Problem to work on – Your task is to transcribe all of the data below exactly, omitting the images.

Data provided –
* start *

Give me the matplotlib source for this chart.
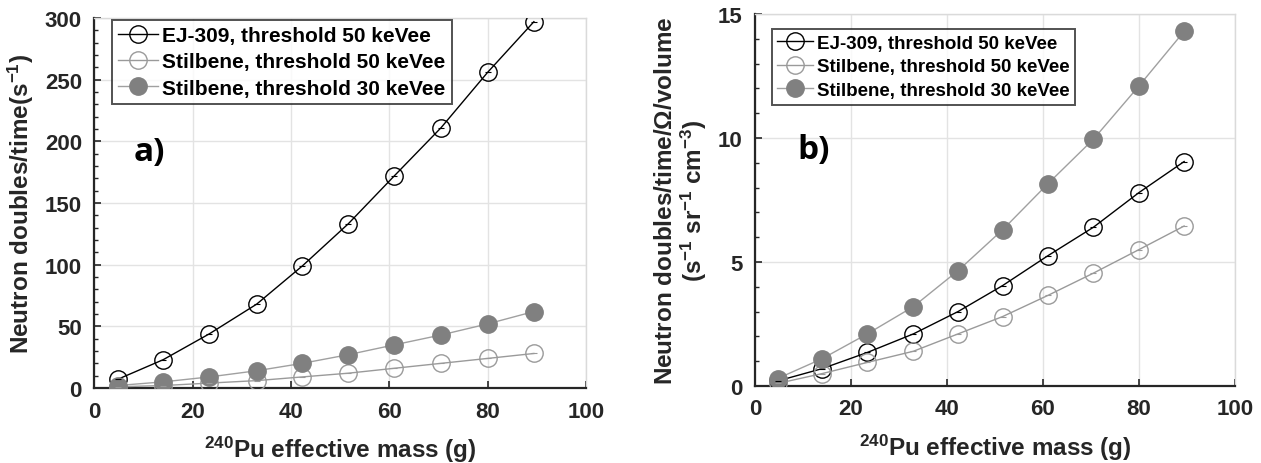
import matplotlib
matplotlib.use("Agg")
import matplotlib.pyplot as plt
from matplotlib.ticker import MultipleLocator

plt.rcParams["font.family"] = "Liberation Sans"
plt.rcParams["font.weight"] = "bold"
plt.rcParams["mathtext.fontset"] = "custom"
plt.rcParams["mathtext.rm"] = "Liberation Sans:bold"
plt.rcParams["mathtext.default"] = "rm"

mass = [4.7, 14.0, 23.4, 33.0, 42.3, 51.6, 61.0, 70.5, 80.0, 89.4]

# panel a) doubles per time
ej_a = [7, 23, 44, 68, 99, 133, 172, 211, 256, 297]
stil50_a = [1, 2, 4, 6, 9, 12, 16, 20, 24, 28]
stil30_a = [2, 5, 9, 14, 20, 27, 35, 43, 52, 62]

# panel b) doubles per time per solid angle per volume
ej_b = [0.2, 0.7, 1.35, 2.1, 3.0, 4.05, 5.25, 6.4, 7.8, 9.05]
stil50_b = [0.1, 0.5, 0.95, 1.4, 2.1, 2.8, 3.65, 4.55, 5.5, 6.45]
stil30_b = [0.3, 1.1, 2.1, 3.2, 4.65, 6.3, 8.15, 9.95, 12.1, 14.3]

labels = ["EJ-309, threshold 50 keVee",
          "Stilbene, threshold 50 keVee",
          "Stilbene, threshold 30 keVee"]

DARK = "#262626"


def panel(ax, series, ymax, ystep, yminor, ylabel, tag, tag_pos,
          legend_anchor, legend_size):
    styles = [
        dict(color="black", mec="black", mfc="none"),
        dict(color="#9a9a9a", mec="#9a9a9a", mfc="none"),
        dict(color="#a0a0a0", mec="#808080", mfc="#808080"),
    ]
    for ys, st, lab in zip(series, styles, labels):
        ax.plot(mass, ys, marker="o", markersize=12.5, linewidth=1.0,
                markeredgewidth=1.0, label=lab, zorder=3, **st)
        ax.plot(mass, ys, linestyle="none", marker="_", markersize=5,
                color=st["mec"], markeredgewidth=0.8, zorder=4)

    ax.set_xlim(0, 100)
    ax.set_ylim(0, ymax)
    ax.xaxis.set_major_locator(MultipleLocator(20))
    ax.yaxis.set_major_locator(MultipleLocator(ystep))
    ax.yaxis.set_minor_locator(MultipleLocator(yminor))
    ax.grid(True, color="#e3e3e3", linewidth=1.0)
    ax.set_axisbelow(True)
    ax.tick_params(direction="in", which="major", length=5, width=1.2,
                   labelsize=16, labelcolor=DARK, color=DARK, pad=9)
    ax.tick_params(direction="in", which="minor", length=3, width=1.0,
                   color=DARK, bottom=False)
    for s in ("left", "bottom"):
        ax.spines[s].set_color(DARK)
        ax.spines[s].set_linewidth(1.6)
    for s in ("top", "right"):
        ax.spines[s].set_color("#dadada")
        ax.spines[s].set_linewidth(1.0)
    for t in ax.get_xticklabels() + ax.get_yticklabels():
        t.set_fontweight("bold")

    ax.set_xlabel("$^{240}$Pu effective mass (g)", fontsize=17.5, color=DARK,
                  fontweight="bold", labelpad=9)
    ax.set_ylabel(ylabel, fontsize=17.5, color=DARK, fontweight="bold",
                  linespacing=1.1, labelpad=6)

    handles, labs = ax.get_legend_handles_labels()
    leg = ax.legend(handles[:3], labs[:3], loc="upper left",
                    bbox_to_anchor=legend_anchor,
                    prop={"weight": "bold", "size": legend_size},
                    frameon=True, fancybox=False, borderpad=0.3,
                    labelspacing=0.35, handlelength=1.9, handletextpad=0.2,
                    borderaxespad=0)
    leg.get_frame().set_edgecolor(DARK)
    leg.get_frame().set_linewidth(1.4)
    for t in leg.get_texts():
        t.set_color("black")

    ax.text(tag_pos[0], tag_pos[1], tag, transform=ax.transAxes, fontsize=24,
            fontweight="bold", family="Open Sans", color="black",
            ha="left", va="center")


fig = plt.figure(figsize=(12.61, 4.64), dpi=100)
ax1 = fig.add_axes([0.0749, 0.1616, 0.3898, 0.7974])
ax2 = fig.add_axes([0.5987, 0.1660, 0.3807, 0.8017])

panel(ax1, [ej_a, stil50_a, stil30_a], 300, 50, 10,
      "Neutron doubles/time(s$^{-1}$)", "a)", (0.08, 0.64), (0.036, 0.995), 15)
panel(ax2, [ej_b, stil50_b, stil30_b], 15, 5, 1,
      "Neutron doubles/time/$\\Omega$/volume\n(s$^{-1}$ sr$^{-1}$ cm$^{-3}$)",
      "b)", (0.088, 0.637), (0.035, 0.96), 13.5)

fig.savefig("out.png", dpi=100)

* end *

Correct output –
Give me the matplotlib source for this chart.
import matplotlib
matplotlib.use("Agg")
import matplotlib.pyplot as plt
from matplotlib.ticker import MultipleLocator

plt.rcParams["font.family"] = "Liberation Sans"
plt.rcParams["font.weight"] = "bold"
plt.rcParams["mathtext.fontset"] = "custom"
plt.rcParams["mathtext.rm"] = "Liberation Sans:bold"
plt.rcParams["mathtext.default"] = "rm"

mass = [4.7, 14.0, 23.4, 33.0, 42.3, 51.6, 61.0, 70.5, 80.0, 89.4]

# panel a) doubles per time
ej_a = [7, 23, 44, 68, 99, 133, 172, 211, 256, 297]
stil50_a = [1, 2, 4, 6, 9, 12, 16, 20, 24, 28]
stil30_a = [2, 5, 9, 14, 20, 27, 35, 43, 52, 62]

# panel b) doubles per time per solid angle per volume
ej_b = [0.2, 0.7, 1.35, 2.1, 3.0, 4.05, 5.25, 6.4, 7.8, 9.05]
stil50_b = [0.1, 0.5, 0.95, 1.4, 2.1, 2.8, 3.65, 4.55, 5.5, 6.45]
stil30_b = [0.3, 1.1, 2.1, 3.2, 4.65, 6.3, 8.15, 9.95, 12.1, 14.3]

labels = ["EJ-309, threshold 50 keVee",
          "Stilbene, threshold 50 keVee",
          "Stilbene, threshold 30 keVee"]

DARK = "#262626"


def panel(ax, series, ymax, ystep, yminor, ylabel, tag, tag_pos,
          legend_anchor, legend_size):
    styles = [
        dict(color="black", mec="black", mfc="none"),
        dict(color="#9a9a9a", mec="#9a9a9a", mfc="none"),
        dict(color="#a0a0a0", mec="#808080", mfc="#808080"),
    ]
    for ys, st, lab in zip(series, styles, labels):
        ax.plot(mass, ys, marker="o", markersize=12.5, linewidth=1.0,
                markeredgewidth=1.0, label=lab, zorder=3, **st)
        ax.plot(mass, ys, linestyle="none", marker="_", markersize=5,
                color=st["mec"], markeredgewidth=0.8, zorder=4)

    ax.set_xlim(0, 100)
    ax.set_ylim(0, ymax)
    ax.xaxis.set_major_locator(MultipleLocator(20))
    ax.yaxis.set_major_locator(MultipleLocator(ystep))
    ax.yaxis.set_minor_locator(MultipleLocator(yminor))
    ax.grid(True, color="#e3e3e3", linewidth=1.0)
    ax.set_axisbelow(True)
    ax.tick_params(direction="in", which="major", length=5, width=1.2,
                   labelsize=16, labelcolor=DARK, color=DARK, pad=9)
    ax.tick_params(direction="in", which="minor", length=3, width=1.0,
                   color=DARK, bottom=False)
    for s in ("left", "bottom"):
        ax.spines[s].set_color(DARK)
        ax.spines[s].set_linewidth(1.6)
    for s in ("top", "right"):
        ax.spines[s].set_color("#dadada")
        ax.spines[s].set_linewidth(1.0)
    for t in ax.get_xticklabels() + ax.get_yticklabels():
        t.set_fontweight("bold")

    ax.set_xlabel("$^{240}$Pu effective mass (g)", fontsize=17.5, color=DARK,
                  fontweight="bold", labelpad=9)
    ax.set_ylabel(ylabel, fontsize=17.5, color=DARK, fontweight="bold",
                  linespacing=1.1, labelpad=6)

    handles, labs = ax.get_legend_handles_labels()
    leg = ax.legend(handles[:3], labs[:3], loc="upper left",
                    bbox_to_anchor=legend_anchor,
                    prop={"weight": "bold", "size": legend_size},
                    frameon=True, fancybox=False, borderpad=0.3,
                    labelspacing=0.35, handlelength=1.9, handletextpad=0.2,
                    borderaxespad=0)
    leg.get_frame().set_edgecolor(DARK)
    leg.get_frame().set_linewidth(1.4)
    for t in leg.get_texts():
        t.set_color("black")

    ax.text(tag_pos[0], tag_pos[1], tag, transform=ax.transAxes, fontsize=24,
            fontweight="bold", family="Open Sans", color="black",
            ha="left", va="center")


fig = plt.figure(figsize=(12.61, 4.64), dpi=100)
ax1 = fig.add_axes([0.0749, 0.1616, 0.3898, 0.7974])
ax2 = fig.add_axes([0.5987, 0.1660, 0.3807, 0.8017])

panel(ax1, [ej_a, stil50_a, stil30_a], 300, 50, 10,
      "Neutron doubles/time(s$^{-1}$)", "a)", (0.08, 0.64), (0.036, 0.995), 15)
panel(ax2, [ej_b, stil50_b, stil30_b], 15, 5, 1,
      "Neutron doubles/time/$\\Omega$/volume\n(s$^{-1}$ sr$^{-1}$ cm$^{-3}$)",
      "b)", (0.088, 0.637), (0.035, 0.96), 13.5)

fig.savefig("out.png", dpi=100)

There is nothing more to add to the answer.